## WHAT THIS TASK INVOLVES
Print exactly the lines from the first one down to the line that contains "return tuple(int(hex_color[i:i +", both included, and skip the pictures.
## BEGIN MATERIAL PROVIDED
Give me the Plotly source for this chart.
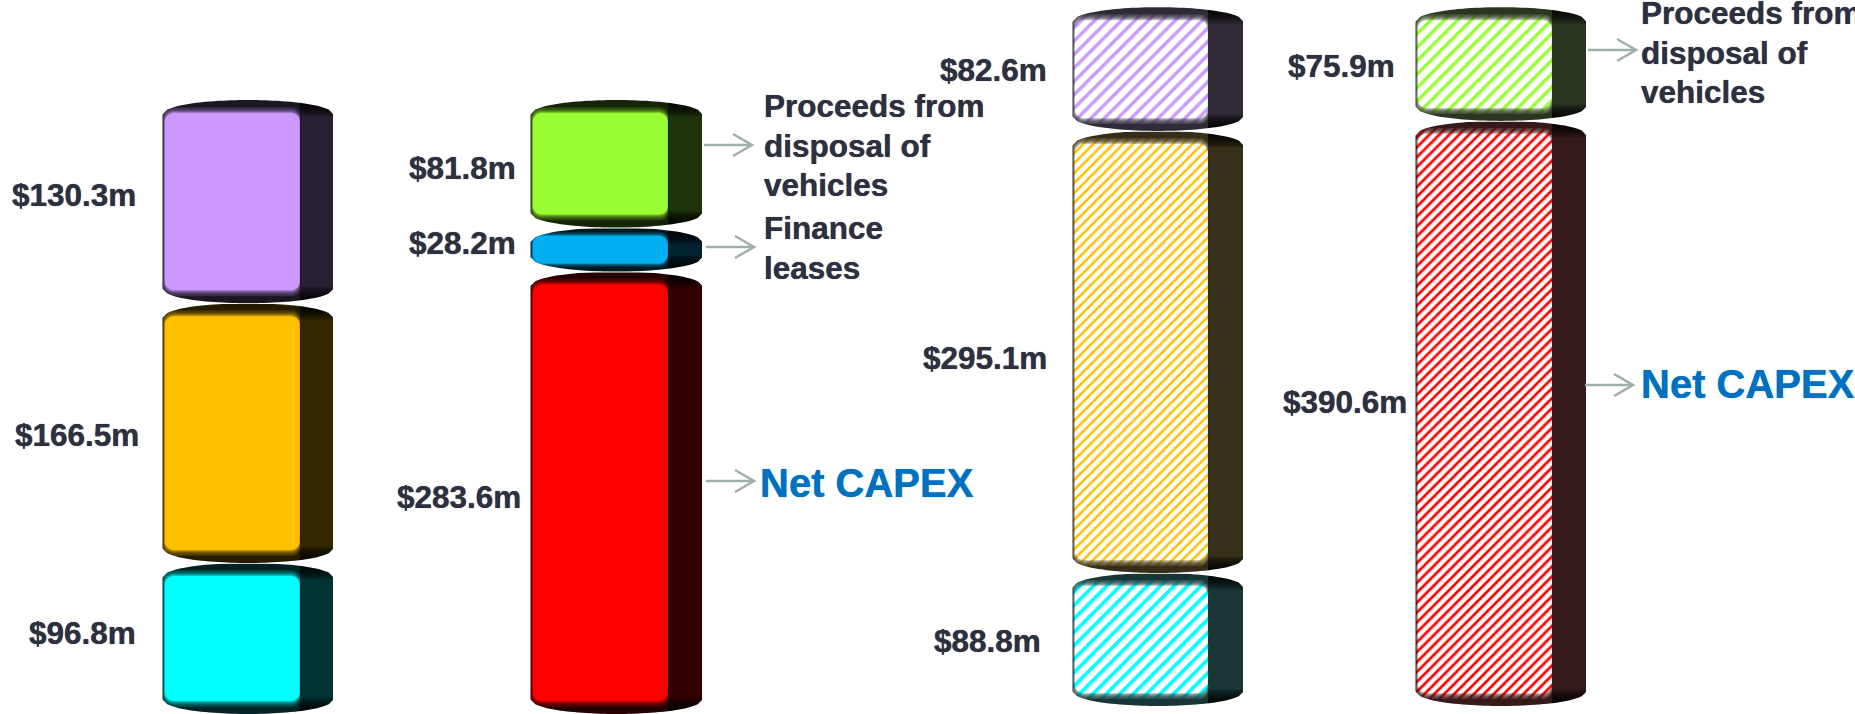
import plotly.graph_objects as go
import numpy as np

# Values in $m, bottom segment first
stack_1_values = [96.8, 166.5, 130.3]
stack_2_values = [283.6, 28.2, 81.8]
stack_3_values = [88.8, 295.1, 82.6]
stack_4_values = [390.6, 75.9]

CYAN, AMBER, LILAC = "#00FFFF", "#FFC000", "#CC99FF"
RED, BLUE, LIME = "#FF0000", "#00B0F0", "#99FF33"

stack_1_colors = [CYAN, AMBER, LILAC]
stack_2_colors = [RED, BLUE, LIME]
stack_3_colors = [CYAN, AMBER, LILAC]
stack_4_colors = [RED, LIME]

label_ink = "#2E3040"
note_blue = "#0070C0"
arrow_ink = "#9FB0A6"
label_font = "Liberation Sans"

# Plot scale: pixels per $m and the pixel row of zero on each y axis
W, H = 1855, 714
LEFT_SCALE, LEFT_ZERO = 1.56, 714
RIGHT_SCALE, RIGHT_ZERO = 1.498, 706

CAP = 14  # depth of the curved end of each drum, px


def rgb(hex_color):
    return tuple(int(hex_color[i:i + 2], 16) for i in (1, 3, 5))


def shade(hex_color, k, alpha=1.0):
    r, g, b = rgb(hex_color)
    return f"rgba({r * k:.0f},{g * k:.0f},{b * k:.0f},{alpha})"


def side_tint(hex_color, alpha=1.0):
    # washed-out side panel used by the hatched drums
    r, g, b = rgb(hex_color)
    return f"rgba({r * 0.11 + 26:.0f},{g * 0.11 + 26:.0f},{b * 0.11 + 26:.0f},{alpha})"


def arc(x_a, x_b, n=41):
    t = np.linspace(-1, 1, n)
    xs = (x_a + x_b) / 2 + t * (x_b - x_a) / 2
    return xs, 1 - np.sqrt(1 - t ** 2)


def rounded_rect(x_a, x_b, y_lo, y_hi, rx, ry, n=8):
    # clockwise loop with elliptical corners
    a = np.linspace(0, np.pi / 2, n)
    xs = np.concatenate([
        x_a + rx - rx * np.cos(a), x_b - rx + rx * np.sin(a),
        x_b - rx + rx * np.cos(a), x_a + rx - rx * np.sin(a),
    ])
    ys = np.concatenate([
        y_hi - ry + ry * np.sin(a), y_hi - ry + ry * np.cos(a),
        y_lo + ry - ry * np.sin(a), y_lo + ry - ry * np.cos(a),
    ])
    return np.append(xs, xs[0]), np.append(ys, ys[0])


def poly(fig, xs, ys, color, yaxis):
    fig.add_trace(go.Scatter(
        x=list(xs), y=list(ys), mode="lines", fill="toself", fillcolor=color,
        line=dict(width=0, simplify=False), hoverinfo="skip",
        showlegend=False, yaxis=yaxis,
    ))


def draw_stack(fig, values, colors, x0, xf, x1, yaxis, scale, hatch=None):
    hatch = hatch or {}
    px = 1 / scale
    base = 0.0
    for value, color in zip(values, colors):
        top = base + value
        hatched = color in hatch
        pattern = None
        side = shade(color, 0.2)
        if hatched:
            size, solidity = hatch[color]
            pattern = dict(shape="/", fgcolor=color, fgopacity=1, bgcolor="white",
                           size=size, solidity=solidity)
            side = side_tint(color)

        # front face and side panel, both as tall as the value
        fig.add_trace(go.Bar(
            x=[(x0 + xf) / 2], width=[xf - x0], y=[value], base=[base],
            marker=dict(color=color, opacity=1, line=dict(width=0), pattern=pattern),
            hoverinfo="skip", showlegend=False, yaxis=yaxis,
        ))
        fig.add_trace(go.Bar(
            x=[(xf + x1) / 2], width=[x1 - xf], y=[value], base=[base],
            marker=dict(color=side, opacity=1, line=dict(width=0)),
            hoverinfo="skip", showlegend=False, yaxis=yaxis,
        ))

        # soft bevel round the face: dark frames with a shrinking window;
        # shallow drums get a thinner band
        fit = max(0.62, min(1.0, value * scale / 70))
        for i in range(7):
            alpha = 1.0 if i == 0 else 0.28
            ink = side_tint(color, alpha) if hatched else shade(color, 0.14, alpha)
            inset = (7 + i * 1.0) * fit * px
            hx, hy = rounded_rect(
                x0 - 0.5 + i * 0.4, xf + 0.5 - i * 0.12,
                base + inset, top - inset, 9, 9 * px,
            )
            ox = [x0, x0, xf, xf, x0]
            oy = [base, top, top, base, base]
            poly(fig, ox + list(hx[::-1]) + [ox[0]], oy + list(hy[::-1]) + [oy[0]], ink, yaxis)

        # the side panel darkens towards both ends
        for k in range(1, 7):
            h = (3 + 2.2 * k) * px
            ink = "rgba(0,0,0,0.24)"
            poly(fig, [xf, xf, x1, x1], [top, top - h, top - h, top], ink, yaxis)
            poly(fig, [xf, xf, x1, x1], [base, base + h, base + h, base], ink, yaxis)

        # white corners outside the curved ends
        xs, dip = arc(x0, x1)
        poly(fig, [x0 - 1] + list(xs) + [x1 + 1, x1 + 1, x0 - 1],
             [top - CAP * px] + list(top - dip * CAP * px) + [top - CAP * px, top + 0.8 * px, top + 0.8 * px],
             "white", yaxis)
        poly(fig, [x0 - 1] + list(xs) + [x1 + 1, x1 + 1, x0 - 1],
             [base + CAP * px] + list(base + dip * CAP * px) + [base + CAP * px, base - 0.8 * px, base - 0.8 * px],
             "white", yaxis)
        base = top


fig = go.Figure()
draw_stack(fig, stack_1_values, stack_1_colors, 163, 300, 333, "y", LEFT_SCALE)
draw_stack(fig, stack_2_values, stack_2_colors, 531, 668, 702, "y", LEFT_SCALE)
draw_stack(fig, stack_3_values, stack_3_colors, 1073, 1208, 1243, "y2", RIGHT_SCALE,
           hatch={LILAC: (9.5, 0.36), AMBER: (7, 0.36), CYAN: (9.5, 0.38)})
draw_stack(fig, stack_4_values, stack_4_colors, 1416, 1552, 1586, "y2", RIGHT_SCALE,
           hatch={RED: (7, 0.38), LIME: (9.5, 0.36)})


def page_y(py):
    return 1 - py / H


def text(x, py, s, anchor, size=31.5, color=label_ink):
    fig.add_annotation(x=x, y=page_y(py), xref="x", yref="paper", text=s,
                       showarrow=False, xanchor=anchor, yanchor="middle", align="left",
                       font=dict(family=label_font, size=size, color=color, weight=700,
                                 shadow=f"0 0 0.8px {color}"))


def note(x, first_row, lines, step=39.6):
    for i, line in enumerate(lines):
        text(x, first_row + i * step, line, "left")


def money(v):
    return f"${v:.1f}m"


# Value labels: right edge and row of each, listed per stack
for values, spots in (
    (stack_1_values, [(138, 633), (141, 435), (138, 195)]),
    (stack_2_values, [(523, 497), (518, 243), (518, 168)]),
    (stack_3_values, [(1043, 641), (1049, 358), (1049, 70)]),
    (stack_4_values, [(1409, 402), (1397, 66)]),
):
    for v, (x, py) in zip(values, spots):
        text(x, py, money(v), "right")

note(762, 106, ["Proceeds from", "disposal of", "vehicles"])
note(762, 228, ["Finance", "leases"])
text(758, 483, "Net CAPEX", "left", size=40, color=note_blue)
note(1639, 13, ["Proceeds from", "disposal of", "vehicles"])
text(1639, 384, "Net CAPEX", "left", size=40, color=note_blue)

# Open-headed pointers from the drums to their notes
shapes = []
for x_a, x_b, py in ((704, 752, 145), (706, 754, 247), (706, 754, 481),
                     (1588, 1636, 50), (1585, 1633, 385)):
    up, mid, down = page_y(py - 11), page_y(py), page_y(py + 11)
    shapes.append(dict(
        type="path", xref="x", yref="paper",
        path=f"M {x_a} {mid} L {x_b} {mid} M {x_b - 19} {up} L {x_b} {mid} L {x_b - 19} {down}",
        line=dict(color=arrow_ink, width=2.5),
    ))

fig.update_layout(
    width=W, height=H, margin=dict(l=0, r=0, t=0, b=0),
    paper_bgcolor="white", plot_bgcolor="white", barmode="overlay", showlegend=False,
    shapes=shapes,
    xaxis=dict(range=[0, W], visible=False, fixedrange=True),
    yaxis=dict(range=[(LEFT_ZERO - H) / LEFT_SCALE, LEFT_ZERO / LEFT_SCALE],
               visible=False, fixedrange=True),
    yaxis2=dict(range=[(RIGHT_ZERO - H) / RIGHT_SCALE, RIGHT_ZERO / RIGHT_SCALE],
                visible=False, fixedrange=True, overlaying="y"),
)

fig.write_html("out.html", config=dict(displayModeBar=False))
## END MATERIAL PROVIDED
## ANSWER FOR THIS EXERCISE
Give me the Plotly source for this chart.
import plotly.graph_objects as go
import numpy as np

# Values in $m, bottom segment first
stack_1_values = [96.8, 166.5, 130.3]
stack_2_values = [283.6, 28.2, 81.8]
stack_3_values = [88.8, 295.1, 82.6]
stack_4_values = [390.6, 75.9]

CYAN, AMBER, LILAC = "#00FFFF", "#FFC000", "#CC99FF"
RED, BLUE, LIME = "#FF0000", "#00B0F0", "#99FF33"

stack_1_colors = [CYAN, AMBER, LILAC]
stack_2_colors = [RED, BLUE, LIME]
stack_3_colors = [CYAN, AMBER, LILAC]
stack_4_colors = [RED, LIME]

label_ink = "#2E3040"
note_blue = "#0070C0"
arrow_ink = "#9FB0A6"
label_font = "Liberation Sans"

# Plot scale: pixels per $m and the pixel row of zero on each y axis
W, H = 1855, 714
LEFT_SCALE, LEFT_ZERO = 1.56, 714
RIGHT_SCALE, RIGHT_ZERO = 1.498, 706

CAP = 14  # depth of the curved end of each drum, px


def rgb(hex_color):
    return tuple(int(hex_color[i:i + 2], 16) for i in (1, 3, 5))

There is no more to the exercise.